/ 28 April 2000

The Net gets cooking

John O’Mahony gets a taste for browsing for food on the Net

Back when the CD-ROM was being heralded as the saviour of the digital universe, someone presented me with a copy of United States television chef Julia Child’s multimedia cookbook, Home Cooking with Master Chefs.

By any standard, this was a spectacular piece of culinary engineering, with video tutorials from such notable chefs as Patrick Clark and Jacques Pepin, touting tips on attaining the perfect lobster thermidor or chocolate souffle as well as, in one case, a handy S&M approach to trussing a chicken that might have troubled Houdini.

This was complemented by Child’s curiously inspiring grandmotherly warble. “The art of cooking is indeed a noble hobby,” she gurgled every time the disc slipped into the player.

Now that the information CD-ROM has largely been consigned to the dustbin of history, it is the duty of the Web to take over where Child left off.

For the average, budding Net-epicure, the ideal place to start would be Soar: The Searchable Online Archive of Recipes, which boasts a staggering 67E087 different dishes from which to choose.

Though the site is nothing much to look at, and the basic courier font recipes look as if they have been hand-typed on a faulty Smith-Corona, there is a mind-boggling range including Australian, Burmese, Chinese, Tibetan, Czech, Venezuelan and Inuit.

The descriptions of the ingredients and preparation, all supplied by users of this “recipe ring”, are lovingly detailed. “I’m in the process of making it even as I type,” gushes the creator of Doro Wat, an Ethiopian stew, “and it’s real good so far.”

There is even a section on Extraterrestrial and Bizarre Menus that manages to be vaguely humorous.

“Cut elephant into bite-size pieces,” says the recipe for elephant stew. “Cook over kerosene fire at 450 degrees for about four weeks, or until golden brown. Serves 3E800.”

Soar’s more upmarket cousin is www.allrecipes.com, a tasteful, slick and well-designed site with some wonderful bells and whistles such as a “my recipe box”, where users can store their favourites as well as a “recipe exchange” notice board where you can post requests for particular menus.

The recipes themselves are an infinity away from Soar’s crude list format, with a button for switching between imperial and metric measurements and a facility for printing A4 pages or on kitchen-friendly cue cards.
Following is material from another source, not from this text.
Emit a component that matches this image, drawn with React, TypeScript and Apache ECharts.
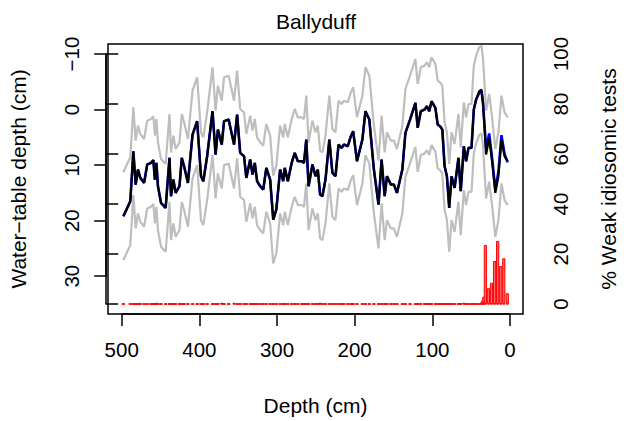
import React, { useEffect, useRef } from "react";
import * as echarts from "echarts";

// Sample depths (cm) of the reconstruction, top of core at 0
const depthCm = [
  500, 491, 487, 484, 481, 478, 473, 469, 464, 461, 459, 457, 455, 451, 445, 440, 438, 435, 432, 427,
  424, 421, 416, 410, 404, 399, 396, 391, 384, 380, 377, 372, 369, 363, 356, 352, 348, 343, 340, 335,
  332, 329, 326, 322, 318, 314, 309, 305, 301, 296, 292, 290, 286, 281, 277, 273, 268, 265, 262, 259,
  254, 250, 247, 244, 241, 237, 232, 228, 224, 220, 216, 213, 208, 204, 201, 196, 189, 185, 180, 174,
  168, 164, 160, 157, 152, 148, 144, 137, 133, 127, 120, 117, 113, 108, 105, 102, 99, 94, 91, 88,
  85, 82, 79, 76, 73, 69, 64, 61, 57, 54, 51, 47, 44, 41, 37, 34, 32, 28, 24, 20,
  16, 12, 8, 4, 0,
];

// Reconstructed water-table depth (cm), black line
const wtdBlack = [
  19.2, 16.5, 7.5, 13.5, 10.8, 12.3, 13.2, 9.9, 9.6, 9.1, 12.6, 9.6, 13.8, 16.8, 17.7, 8.7, 15.6, 12.6, 15.0, 13.8,
  8.7, 10.2, 13.2, 4.5, 2.1, 12.0, 12.9, 8.4, 0.3, 8.1, 3.6, 6.3, 2.1, 1.8, 6.3, 0.9, 7.8, 8.4, 12.3, 9.0,
  11.7, 9.6, 12.9, 13.8, 14.4, 10.5, 12.6, 19.8, 18.0, 10.8, 12.9, 10.5, 12.9, 9.6, 7.8, 9.3, 9.3, 9.6, 5.4, 13.8,
  9.9, 12.0, 10.8, 15.3, 15.6, 12.6, 5.4, 11.4, 12.0, 6.3, 6.9, 6.3, 6.6, 4.8, 3.9, 9.3, 5.4, 0.3, 1.8, 10.8,
  17.1, 9.0, 15.6, 12.0, 13.5, 13.5, 15.0, 10.8, 4.2, 1.8, -1.2, 3.3, 0.3, 0.0, -0.6, 0.3, -1.5, -0.3, 2.7, 3.0,
  3.6, 10.2, 12.0, 17.7, 12.0, 14.1, 8.7, 14.7, 6.6, 9.3, 6.9, 6.9, 0.0, -1.8, -3.3, -3.6, -1.2, 8.1, 5.1, 9.6,
  15.0, 12.0, 5.4, 8.4, 9.3,
];

// Alternative reconstruction (blue line), drawn beneath the black one
const wtdBlue = [
  19.2, 16.5, 7.5, 13.5, 10.8, 12.3, 13.2, 9.9, 9.6, 9.1, 12.6, 9.6, 13.8, 16.8, 17.7, 8.7, 15.6, 12.6, 15.0, 13.8,
  8.7, 10.2, 13.2, 4.5, 2.1, 12.0, 12.9, 8.4, 0.3, 8.1, 3.6, 6.3, 2.1, 1.8, 6.3, 0.9, 7.8, 8.4, 12.3, 9.0,
  11.7, 9.6, 12.9, 13.8, 14.4, 10.5, 12.6, 19.8, 18.0, 10.8, 12.9, 10.5, 12.9, 9.6, 7.8, 9.3, 9.3, 9.6, 5.4, 13.8,
  9.9, 12.0, 10.8, 15.3, 15.6, 12.6, 5.4, 11.4, 12.0, 6.3, 6.9, 6.3, 6.6, 4.8, 3.9, 9.3, 5.4, 0.3, 1.8, 10.8,
  17.1, 9.0, 15.6, 12.0, 13.5, 13.5, 15.0, 10.8, 4.2, 1.8, -1.2, 3.3, 0.3, 0.0, -0.6, 0.3, -1.5, -0.3, 2.7, 3.0,
  3.6, 10.2, 12.0, 17.7, 12.0, 14.1, 8.7, 14.7, 6.6, 9.3, 6.9, 6.9, 0.0, -1.8, -3.0, -3.3, -1.0, 7.0, 4.3, 9.0,
  14.4, 11.2, 4.6, 8.0, 9.5,
];

// Sample-specific error band half-width (cm), grey lines
const errorCm = 7.9;

// % weak idiosomic tests per sample (red bars)
const weakDepthCm = [
  500, 491, 487, 484, 481, 478, 473, 469, 464, 461, 459, 457, 455, 451, 445, 440, 438, 435, 432, 427,
  424, 421, 416, 410, 404, 399, 396, 391, 384, 380, 377, 372, 369, 363, 356, 352, 348, 343, 340, 335,
  332, 329, 326, 322, 318, 314, 309, 305, 301, 296, 292, 290, 286, 281, 277, 273, 268, 265, 262, 259,
  254, 250, 247, 244, 241, 237, 232, 228, 224, 220, 216, 213, 208, 204, 201, 196, 189, 185, 180, 174,
  168, 164, 160, 157, 152, 148, 144, 137, 133, 127, 120, 117, 113, 108, 105, 102, 99, 94, 91, 88,
  85, 82, 79, 76, 73, 69, 64, 61, 57, 54, 51, 47, 44, 41, 37,
  34, 33, 31, 29, 25, 21, 17, 13, 9, 5, 0.5,
];
const weakPct = [
  0, 0, 0, 0, 0, 0, 0, 0, 0, 0, 0, 0.5, 0, 0, 0, 0, 0, 0, 0, 0,
  0, 0, 0, 0, 0, 0, 0, 0, 0, 0, 0, 0.5, 0, 0, 0.5, 0, 0, 0, 0, 0,
  0, 0, 0, 0, 0, 0, 0, 0, 0, 0, 0, 0, 0, 0, 0, 0, 0, 0, 0, 0,
  0, 0, 0, 0.5, 0, 0, 0, 0, 0, 0, 0, 0, 0, 0, 0, 0, 0, 0, 0, 0,
  0, 0, 0, 0, 0, 0, 0, 0, 0, 0, 0, 0, 0, 0, 0, 0, 0, 0, 0, 0,
  0, 0, 0, 0, 0, 0, 0, 0, 0.5, 0, 0, 0, 0, 0, 0,
  0.4, 1.3, 2.9, 23.6, 6.3, 8.5, 17.2, 25.2, 15.2, 18.3, 4.3,
];

const depthTicks = [0, 100, 200, 300, 400, 500];
const wtdTicks = [-10, 0, 10, 20, 30];
const pctTicks = [0, 20, 40, 60, 80, 100];

const FONT = "'Liberation Sans', Arial, Helvetica, sans-serif";
const INK = "#000000";

export default function App() {
  const ref = useRef<HTMLDivElement>(null);

  useEffect(() => {
    document.body.style.margin = "0";
    if (!ref.current) return;
    const chart = echarts.init(ref.current, undefined, { renderer: "svg" });

    const pairs = (vals: number[]) => depthCm.map((d, i) => [d, vals[i]]);
    const upper = wtdBlack.map((v) => v - errorCm);
    const lower = wtdBlack.map((v) => v + errorCm);

    const plot = { left: 106.2, right: 101.5, top: 44, bottom: 107 };
    const axisLineStyle = { color: INK, width: 1.5 };
    const labelBase = { color: INK, fontSize: 20.5, fontFamily: FONT };
    const nameBase = { color: INK, fontSize: 21, fontFamily: FONT };
    const minus = (v: number) => (v < 0 ? "\u2212" + Math.abs(v) : String(v));

    const option: any = {
      animation: false,
      title: {
        text: "Ballyduff",
        left: 316,
        top: 11,
        padding: 0,
        textAlign: "center",
        textStyle: { ...nameBase, fontWeight: "normal" },
      },
      grid: [
        { ...plot, show: true, borderColor: INK, borderWidth: 1.5, backgroundColor: "transparent", containLabel: false },
        { left: 106.2, right: 101.5, top: 54, bottom: 144.8, containLabel: false },
        { left: 106.2, right: 101.5, top: 54, bottom: 117, containLabel: false },
        { left: 121.7, right: 117, top: 44, bottom: 107, containLabel: false },
      ],
      xAxis: [
        {
          gridIndex: 0, type: "value", min: -20, max: 520, inverse: true,
          name: "Depth (cm)", nameLocation: "middle", nameGap: 81, nameTextStyle: nameBase,
          axisLine: { show: false }, axisTick: { show: false }, axisLabel: { show: false }, splitLine: { show: false },
        },
        { gridIndex: 1, type: "value", min: 0, max: 1, show: false },
        { gridIndex: 2, type: "value", min: 0, max: 1, show: false },
        {
          gridIndex: 3, type: "value", min: 0, max: 500, interval: 100, inverse: true, position: "bottom",
          axisLine: { show: true, lineStyle: axisLineStyle },
          axisTick: { show: true, length: 12, inside: false, lineStyle: axisLineStyle },
          axisLabel: { ...labelBase, margin: 25, showMinLabel: true, showMaxLabel: true,
            formatter: (v: number) => (depthTicks.includes(v) ? String(v) : "") },
          splitLine: { show: false },
        },
      ],
      yAxis: [
        {
          gridIndex: 0, type: "value", min: -11.8, max: 36.8, inverse: true, position: "left",
          name: "Water\u2212table depth (cm)", nameLocation: "middle", nameGap: 79, nameTextStyle: nameBase,
          axisLine: { show: false }, axisTick: { show: false }, axisLabel: { show: false }, splitLine: { show: false },
        },
        {
          gridIndex: 0, type: "value", min: -4, max: 104, position: "right",
          name: "% Weak idiosomic tests", nameLocation: "middle", nameGap: 75, nameTextStyle: nameBase,
          axisLine: { show: false }, axisTick: { show: false }, axisLabel: { show: false }, splitLine: { show: false },
        },
        {
          gridIndex: 1, type: "value", min: -10, max: 30, interval: 10, inverse: true, position: "left",
          axisLine: { show: true, lineStyle: axisLineStyle },
          axisTick: { show: true, length: 12, inside: false, lineStyle: axisLineStyle },
          axisLabel: { ...labelBase, margin: 24, rotate: 90,
            formatter: (v: number) => (wtdTicks.includes(v) ? minus(v) : "") },
          splitLine: { show: false },
        },
        {
          gridIndex: 2, type: "value", min: 0, max: 100, interval: 20, position: "right",
          axisLine: { show: true, lineStyle: axisLineStyle },
          axisTick: { show: true, length: 12, inside: false, lineStyle: axisLineStyle },
          axisLabel: { ...labelBase, margin: 24, rotate: 90,
            formatter: (v: number) => (pctTicks.includes(v) ? String(v) : "") },
          splitLine: { show: false },
        },
        { gridIndex: 3, type: "value", min: 0, max: 1, show: false },
      ],
      series: [
        {
          type: "line", xAxisIndex: 0, yAxisIndex: 0, data: pairs(upper), symbol: "none",
          lineStyle: { color: "#BEBEBE", width: 2.2 }, z: 2,
        },
        {
          type: "line", xAxisIndex: 0, yAxisIndex: 0, data: pairs(lower), symbol: "none",
          lineStyle: { color: "#BEBEBE", width: 2.2 }, z: 2,
        },
        {
          type: "line", xAxisIndex: 0, yAxisIndex: 0, data: pairs(wtdBlue), symbol: "none",
          lineStyle: { color: "#0000FF", width: 2.6 }, z: 3,
        },
        {
          type: "line", xAxisIndex: 0, yAxisIndex: 0, data: pairs(wtdBlack), symbol: "none",
          lineStyle: { color: "#000000", width: 2.2 }, z: 4,
        },
        {
          type: "bar", xAxisIndex: 0, yAxisIndex: 1, barWidth: 3.2,
          data: weakDepthCm.map((d, i) => [d, weakPct[i]]),
          itemStyle: { color: "rgba(255,110,110,1)", borderColor: "#FF0000", borderWidth: 1 }, z: 5,
        },
        {
          type: "scatter", xAxisIndex: 0, yAxisIndex: 1, symbol: "rect", symbolSize: [2.2, 2],
          data: weakDepthCm.map((d) => [d, 0]),
          itemStyle: { color: "#FF0000" }, z: 5,
        },
      ],
    };

    chart.setOption(option);
    return () => chart.dispose();
  }, []);

  return <div ref={ref} style={{ width: 627, height: 421 }} />;
}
The site also caters for those needing special diets. It includes 227 recipes for vegetarians (highlights include smoky eggplant and yoghurt salad and cornucopia chilli), 137 for vegans (who can really pig out on bramblewood blackberry pie and bittersweet banana pudding), as well as sections for gluten-free, sugar-free and even diabetic dietary requirements.

There is also a whole set of linked subsites catering for special occasions and needs: www.christmasrecipe.com, www.thanksgivingrecipe.com, www. souprecipe.com and many more.

Of the other culinary megasites, the most notable is the superbly designed www.e- cuisines.com which includes an extremely accurate facility to calculate the calories in any meal. TV and radio cook Betty Crocker offers a revolutionary “what’s on hand” section: punch in the meagre ingredients of your cupboard and the site will match these to a suitable dish (one egg and a pint of milk produced an astonishing 24 choices) as well as RealAudio streaming editions of Crocker’s radio programme.

The Cook’s Thesaurus at www. switcheroo.com is an ingenious idea that allows you to find viable substitutes for missing ingredients.

Lovers of Asian food should try a natty little new-age site called www. asiarecipe.com (currently under reconstruction) which proclaims “Think Peace” from every page and offers choices from regions as diverse as Laos, Mongolia and Turkmenistan.

Just plain lovers can plump for the Santesson collection of Aphrodisiac dishes at www.santesson.com/ recept/aphrlist.ht with offerings such as fennel soup, “amorous” pesto and the inevitable candied violets.

Finally, those who like cooking without effort can go for the cheap and cheerful www.everydaycook.com which includes a glossary for the total beginner. “To boil,” runs one definition, “heating liquid, which causes a constant production of bubbles that rise and break the surface.”

But despite the diversity on offer, I’m still not quite sure that these glorified online cookbooks match up to the multimedia possibilities of Julia and her good old CD- ROM. Bandwidth limitations simply don’t allow for online tutorials and vital illustrated tips that can really transform a meal.

While waiting for this to be remedied, you could do worse than pick up one of the last copies of Home Cooking with Master Chefs from www. cdromshop.com. Head straight for the horseradish-crusted grouper with mashed potatoes. Your dinner parties may never be quite the same again.